- [Do this] Exactly as written, retype the listing below, omitting the pictures.

- [Supplied information]
........

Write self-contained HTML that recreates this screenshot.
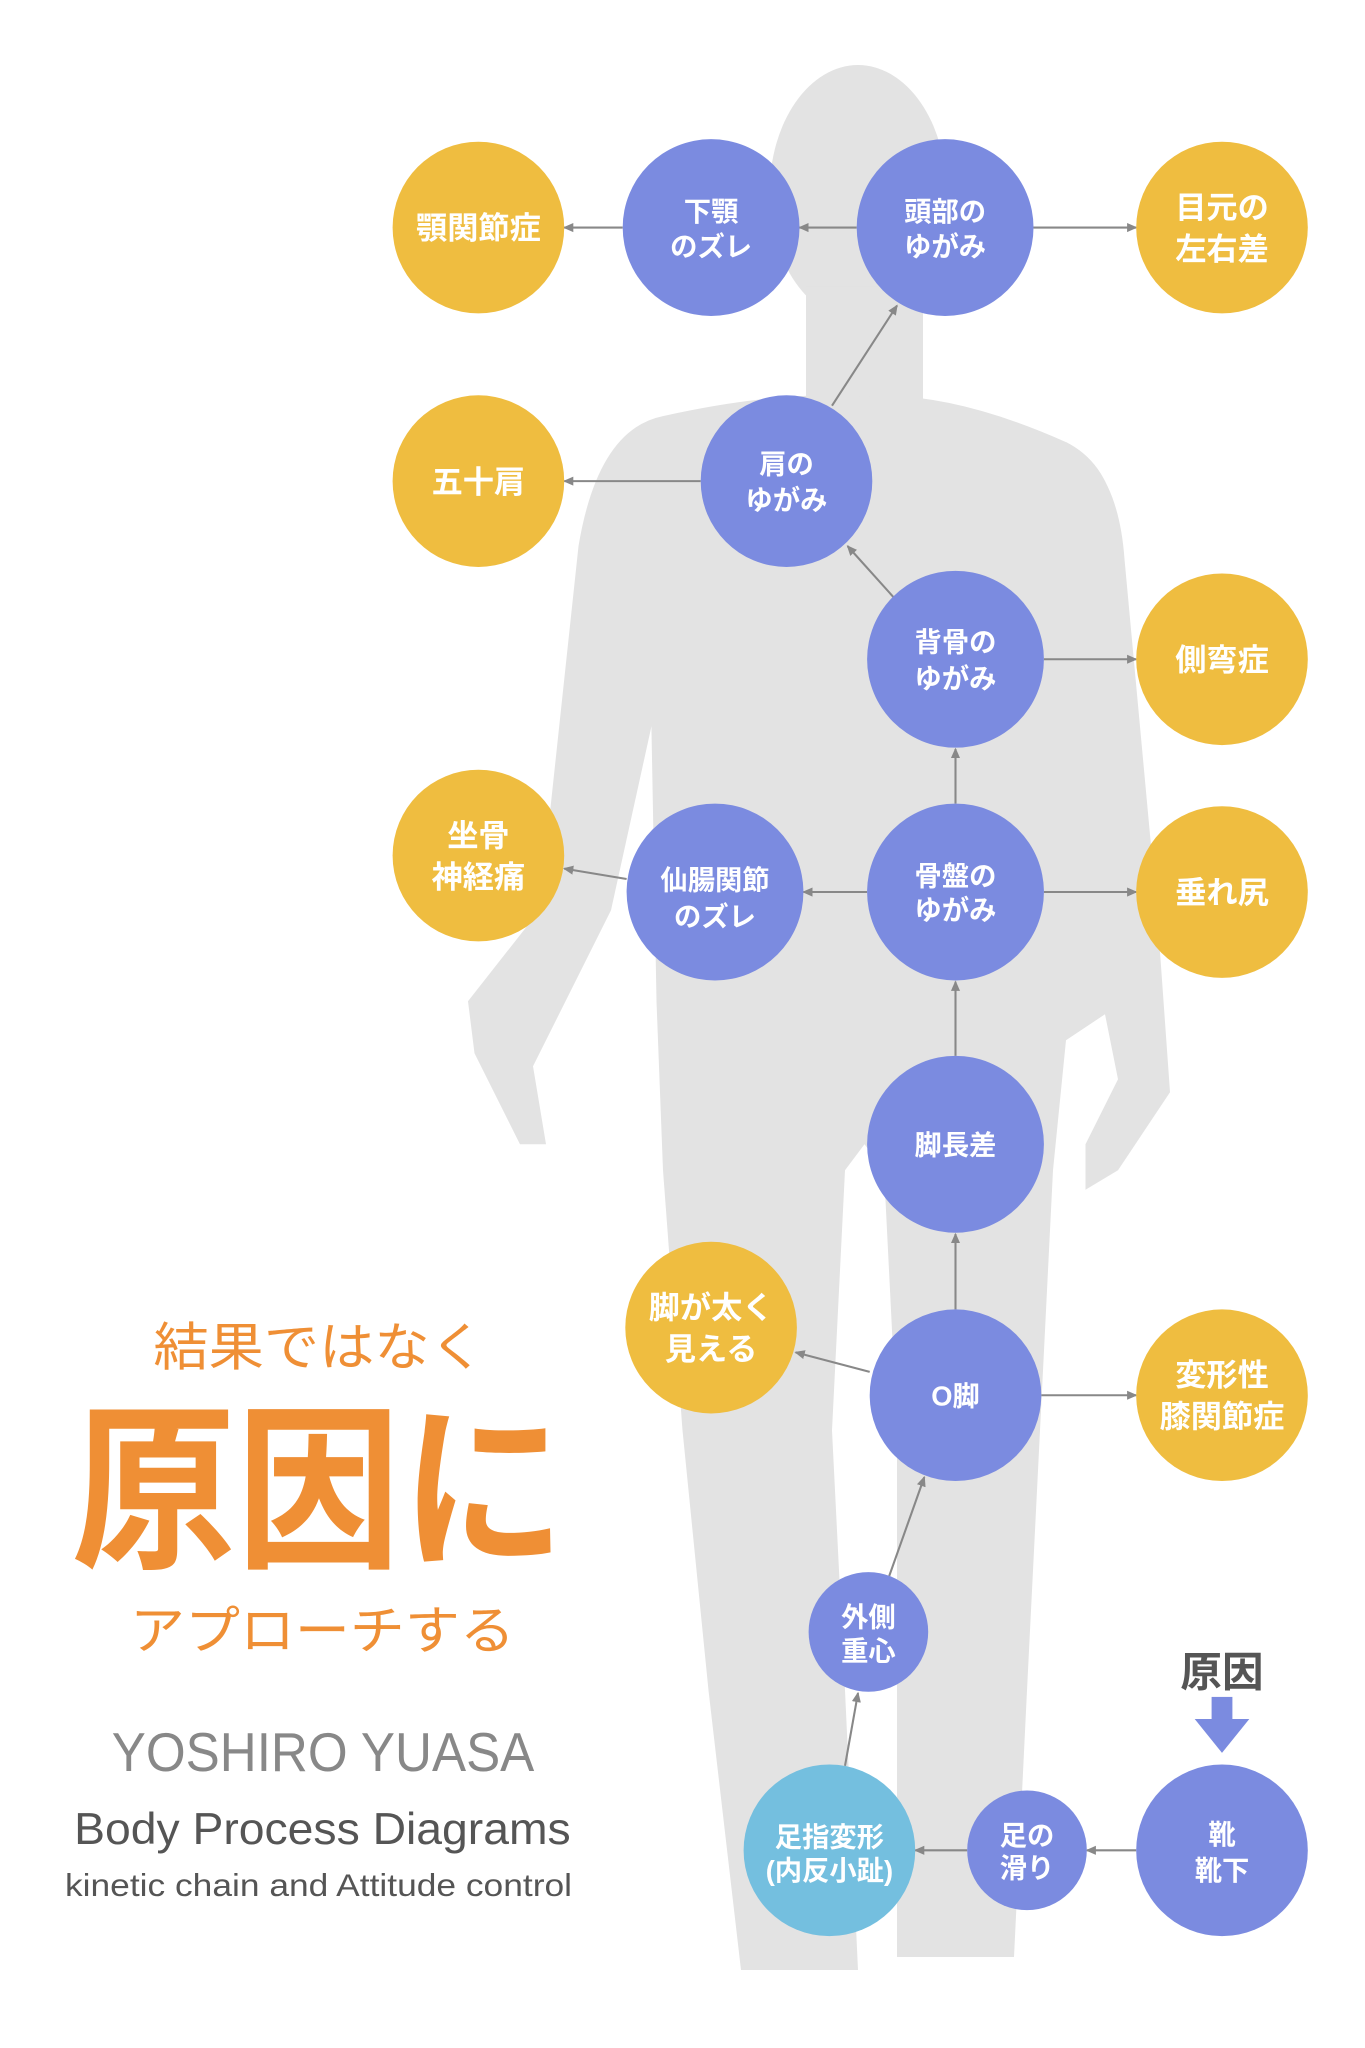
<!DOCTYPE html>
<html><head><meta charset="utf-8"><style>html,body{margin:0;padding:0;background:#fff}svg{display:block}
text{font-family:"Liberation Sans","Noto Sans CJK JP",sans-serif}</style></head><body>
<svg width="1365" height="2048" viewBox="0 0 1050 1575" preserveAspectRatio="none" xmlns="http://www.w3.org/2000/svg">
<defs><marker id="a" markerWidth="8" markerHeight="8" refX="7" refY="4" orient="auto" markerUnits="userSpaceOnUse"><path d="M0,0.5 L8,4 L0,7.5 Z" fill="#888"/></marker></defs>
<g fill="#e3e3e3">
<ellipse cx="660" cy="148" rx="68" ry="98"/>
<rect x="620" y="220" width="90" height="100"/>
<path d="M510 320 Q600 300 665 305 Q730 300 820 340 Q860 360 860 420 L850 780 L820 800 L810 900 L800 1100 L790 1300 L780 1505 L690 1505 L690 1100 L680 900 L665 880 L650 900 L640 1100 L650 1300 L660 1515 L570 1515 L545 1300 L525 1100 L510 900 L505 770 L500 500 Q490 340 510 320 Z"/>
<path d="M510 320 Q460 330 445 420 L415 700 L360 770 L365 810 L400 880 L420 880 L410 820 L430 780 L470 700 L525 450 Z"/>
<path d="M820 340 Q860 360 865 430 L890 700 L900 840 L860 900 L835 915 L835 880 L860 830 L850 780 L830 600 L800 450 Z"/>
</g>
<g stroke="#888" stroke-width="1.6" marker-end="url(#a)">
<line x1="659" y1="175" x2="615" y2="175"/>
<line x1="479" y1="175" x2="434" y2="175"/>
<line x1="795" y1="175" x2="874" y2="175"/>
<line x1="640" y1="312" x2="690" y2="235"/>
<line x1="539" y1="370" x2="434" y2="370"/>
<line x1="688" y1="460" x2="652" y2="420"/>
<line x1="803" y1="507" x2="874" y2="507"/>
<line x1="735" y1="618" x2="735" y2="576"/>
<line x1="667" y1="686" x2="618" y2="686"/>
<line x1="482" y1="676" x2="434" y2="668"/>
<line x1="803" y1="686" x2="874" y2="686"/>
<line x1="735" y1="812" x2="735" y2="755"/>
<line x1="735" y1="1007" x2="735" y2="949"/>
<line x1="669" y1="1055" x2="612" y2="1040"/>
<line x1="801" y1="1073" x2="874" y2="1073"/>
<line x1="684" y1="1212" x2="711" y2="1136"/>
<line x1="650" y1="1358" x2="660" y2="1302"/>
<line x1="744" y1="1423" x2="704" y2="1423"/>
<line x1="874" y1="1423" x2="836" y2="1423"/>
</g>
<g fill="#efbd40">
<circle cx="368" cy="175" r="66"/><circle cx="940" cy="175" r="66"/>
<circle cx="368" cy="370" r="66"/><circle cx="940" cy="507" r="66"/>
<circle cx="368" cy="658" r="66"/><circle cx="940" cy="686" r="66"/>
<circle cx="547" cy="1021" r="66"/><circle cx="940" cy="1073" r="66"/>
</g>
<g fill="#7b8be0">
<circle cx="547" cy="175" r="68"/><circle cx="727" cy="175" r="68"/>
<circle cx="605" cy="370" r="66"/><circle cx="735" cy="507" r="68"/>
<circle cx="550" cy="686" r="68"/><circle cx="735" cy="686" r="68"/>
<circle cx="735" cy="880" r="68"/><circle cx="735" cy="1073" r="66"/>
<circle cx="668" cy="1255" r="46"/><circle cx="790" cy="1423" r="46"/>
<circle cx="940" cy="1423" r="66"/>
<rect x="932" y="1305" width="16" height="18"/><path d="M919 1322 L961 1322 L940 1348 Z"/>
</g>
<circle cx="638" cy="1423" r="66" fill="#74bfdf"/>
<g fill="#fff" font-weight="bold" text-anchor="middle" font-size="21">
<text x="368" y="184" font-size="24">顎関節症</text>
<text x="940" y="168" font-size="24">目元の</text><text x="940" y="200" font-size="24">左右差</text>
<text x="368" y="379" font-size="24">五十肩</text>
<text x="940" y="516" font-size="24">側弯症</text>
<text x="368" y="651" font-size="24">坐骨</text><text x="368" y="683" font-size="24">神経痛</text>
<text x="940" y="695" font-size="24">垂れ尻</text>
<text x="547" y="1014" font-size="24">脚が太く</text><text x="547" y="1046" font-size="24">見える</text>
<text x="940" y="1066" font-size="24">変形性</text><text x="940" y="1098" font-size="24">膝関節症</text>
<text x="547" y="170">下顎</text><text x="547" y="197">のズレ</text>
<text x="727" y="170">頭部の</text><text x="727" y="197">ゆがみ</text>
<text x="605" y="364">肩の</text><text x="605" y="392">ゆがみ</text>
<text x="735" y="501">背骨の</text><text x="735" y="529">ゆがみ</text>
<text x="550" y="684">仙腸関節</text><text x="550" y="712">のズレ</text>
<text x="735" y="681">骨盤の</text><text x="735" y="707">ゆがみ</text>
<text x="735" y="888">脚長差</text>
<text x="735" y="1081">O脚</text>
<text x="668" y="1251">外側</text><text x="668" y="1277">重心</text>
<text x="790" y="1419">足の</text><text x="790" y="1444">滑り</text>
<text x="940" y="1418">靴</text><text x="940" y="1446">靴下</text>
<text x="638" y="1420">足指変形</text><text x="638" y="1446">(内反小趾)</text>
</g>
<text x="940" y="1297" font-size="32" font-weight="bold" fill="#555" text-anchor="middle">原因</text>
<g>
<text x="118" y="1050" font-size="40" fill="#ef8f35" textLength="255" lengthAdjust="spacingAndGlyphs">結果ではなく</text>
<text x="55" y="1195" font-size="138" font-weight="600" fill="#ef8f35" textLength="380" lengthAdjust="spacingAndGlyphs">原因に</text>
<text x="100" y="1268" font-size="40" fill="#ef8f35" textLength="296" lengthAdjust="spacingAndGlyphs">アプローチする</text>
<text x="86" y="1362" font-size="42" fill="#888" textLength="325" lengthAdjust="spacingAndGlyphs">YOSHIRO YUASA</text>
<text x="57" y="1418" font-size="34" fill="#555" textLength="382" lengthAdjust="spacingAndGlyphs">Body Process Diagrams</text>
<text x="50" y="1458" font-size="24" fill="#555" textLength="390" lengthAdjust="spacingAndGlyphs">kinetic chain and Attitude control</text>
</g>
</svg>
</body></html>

........

- [Result of the task]
Write self-contained HTML that recreates this screenshot.
<!DOCTYPE html>
<html><head><meta charset="utf-8"><style>html,body{margin:0;padding:0;background:#fff}svg{display:block}
text{font-family:"Liberation Sans","Noto Sans CJK JP",sans-serif}</style></head><body>
<svg width="1365" height="2048" viewBox="0 0 1050 1575" preserveAspectRatio="none" xmlns="http://www.w3.org/2000/svg">
<defs><marker id="a" markerWidth="8" markerHeight="8" refX="7" refY="4" orient="auto" markerUnits="userSpaceOnUse"><path d="M0,0.5 L8,4 L0,7.5 Z" fill="#888"/></marker></defs>
<g fill="#e3e3e3">
<ellipse cx="660" cy="148" rx="68" ry="98"/>
<rect x="620" y="220" width="90" height="100"/>
<path d="M510 320 Q600 300 665 305 Q730 300 820 340 Q860 360 860 420 L850 780 L820 800 L810 900 L800 1100 L790 1300 L780 1505 L690 1505 L690 1100 L680 900 L665 880 L650 900 L640 1100 L650 1300 L660 1515 L570 1515 L545 1300 L525 1100 L510 900 L505 770 L500 500 Q490 340 510 320 Z"/>
<path d="M510 320 Q460 330 445 420 L415 700 L360 770 L365 810 L400 880 L420 880 L410 820 L430 780 L470 700 L525 450 Z"/>
<path d="M820 340 Q860 360 865 430 L890 700 L900 840 L860 900 L835 915 L835 880 L860 830 L850 780 L830 600 L800 450 Z"/>
</g>
<g stroke="#888" stroke-width="1.6" marker-end="url(#a)">
<line x1="659" y1="175" x2="615" y2="175"/>
<line x1="479" y1="175" x2="434" y2="175"/>
<line x1="795" y1="175" x2="874" y2="175"/>
<line x1="640" y1="312" x2="690" y2="235"/>
<line x1="539" y1="370" x2="434" y2="370"/>
<line x1="688" y1="460" x2="652" y2="420"/>
<line x1="803" y1="507" x2="874" y2="507"/>
<line x1="735" y1="618" x2="735" y2="576"/>
<line x1="667" y1="686" x2="618" y2="686"/>
<line x1="482" y1="676" x2="434" y2="668"/>
<line x1="803" y1="686" x2="874" y2="686"/>
<line x1="735" y1="812" x2="735" y2="755"/>
<line x1="735" y1="1007" x2="735" y2="949"/>
<line x1="669" y1="1055" x2="612" y2="1040"/>
<line x1="801" y1="1073" x2="874" y2="1073"/>
<line x1="684" y1="1212" x2="711" y2="1136"/>
<line x1="650" y1="1358" x2="660" y2="1302"/>
<line x1="744" y1="1423" x2="704" y2="1423"/>
<line x1="874" y1="1423" x2="836" y2="1423"/>
</g>
<g fill="#efbd40">
<circle cx="368" cy="175" r="66"/><circle cx="940" cy="175" r="66"/>
<circle cx="368" cy="370" r="66"/><circle cx="940" cy="507" r="66"/>
<circle cx="368" cy="658" r="66"/><circle cx="940" cy="686" r="66"/>
<circle cx="547" cy="1021" r="66"/><circle cx="940" cy="1073" r="66"/>
</g>
<g fill="#7b8be0">
<circle cx="547" cy="175" r="68"/><circle cx="727" cy="175" r="68"/>
<circle cx="605" cy="370" r="66"/><circle cx="735" cy="507" r="68"/>
<circle cx="550" cy="686" r="68"/><circle cx="735" cy="686" r="68"/>
<circle cx="735" cy="880" r="68"/><circle cx="735" cy="1073" r="66"/>
<circle cx="668" cy="1255" r="46"/><circle cx="790" cy="1423" r="46"/>
<circle cx="940" cy="1423" r="66"/>
<rect x="932" y="1305" width="16" height="18"/><path d="M919 1322 L961 1322 L940 1348 Z"/>
</g>
<circle cx="638" cy="1423" r="66" fill="#74bfdf"/>
<g fill="#fff" font-weight="bold" text-anchor="middle" font-size="21">
<text x="368" y="184" font-size="24">顎関節症</text>
<text x="940" y="168" font-size="24">目元の</text><text x="940" y="200" font-size="24">左右差</text>
<text x="368" y="379" font-size="24">五十肩</text>
<text x="940" y="516" font-size="24">側弯症</text>
<text x="368" y="651" font-size="24">坐骨</text><text x="368" y="683" font-size="24">神経痛</text>
<text x="940" y="695" font-size="24">垂れ尻</text>
<text x="547" y="1014" font-size="24">脚が太く</text><text x="547" y="1046" font-size="24">見える</text>
<text x="940" y="1066" font-size="24">変形性</text><text x="940" y="1098" font-size="24">膝関節症</text>
<text x="547" y="170">下顎</text><text x="547" y="197">のズレ</text>
<text x="727" y="170">頭部の</text><text x="727" y="197">ゆがみ</text>
<text x="605" y="364">肩の</text><text x="605" y="392">ゆがみ</text>
<text x="735" y="501">背骨の</text><text x="735" y="529">ゆがみ</text>
<text x="550" y="684">仙腸関節</text><text x="550" y="712">のズレ</text>
<text x="735" y="681">骨盤の</text><text x="735" y="707">ゆがみ</text>
<text x="735" y="888">脚長差</text>
<text x="735" y="1081">O脚</text>
<text x="668" y="1251">外側</text><text x="668" y="1277">重心</text>
<text x="790" y="1419">足の</text><text x="790" y="1444">滑り</text>
<text x="940" y="1418">靴</text><text x="940" y="1446">靴下</text>
<text x="638" y="1420">足指変形</text><text x="638" y="1446">(内反小趾)</text>
</g>
<text x="940" y="1297" font-size="32" font-weight="bold" fill="#555" text-anchor="middle">原因</text>
<g>
<text x="118" y="1050" font-size="40" fill="#ef8f35" textLength="255" lengthAdjust="spacingAndGlyphs">結果ではなく</text>
<text x="55" y="1195" font-size="138" font-weight="600" fill="#ef8f35" textLength="380" lengthAdjust="spacingAndGlyphs">原因に</text>
<text x="100" y="1268" font-size="40" fill="#ef8f35" textLength="296" lengthAdjust="spacingAndGlyphs">アプローチする</text>
<text x="86" y="1362" font-size="42" fill="#888" textLength="325" lengthAdjust="spacingAndGlyphs">YOSHIRO YUASA</text>
<text x="57" y="1418" font-size="34" fill="#555" textLength="382" lengthAdjust="spacingAndGlyphs">Body Process Diagrams</text>
<text x="50" y="1458" font-size="24" fill="#555" textLength="390" lengthAdjust="spacingAndGlyphs">kinetic chain and Attitude control</text>
</g>
</svg>
</body></html>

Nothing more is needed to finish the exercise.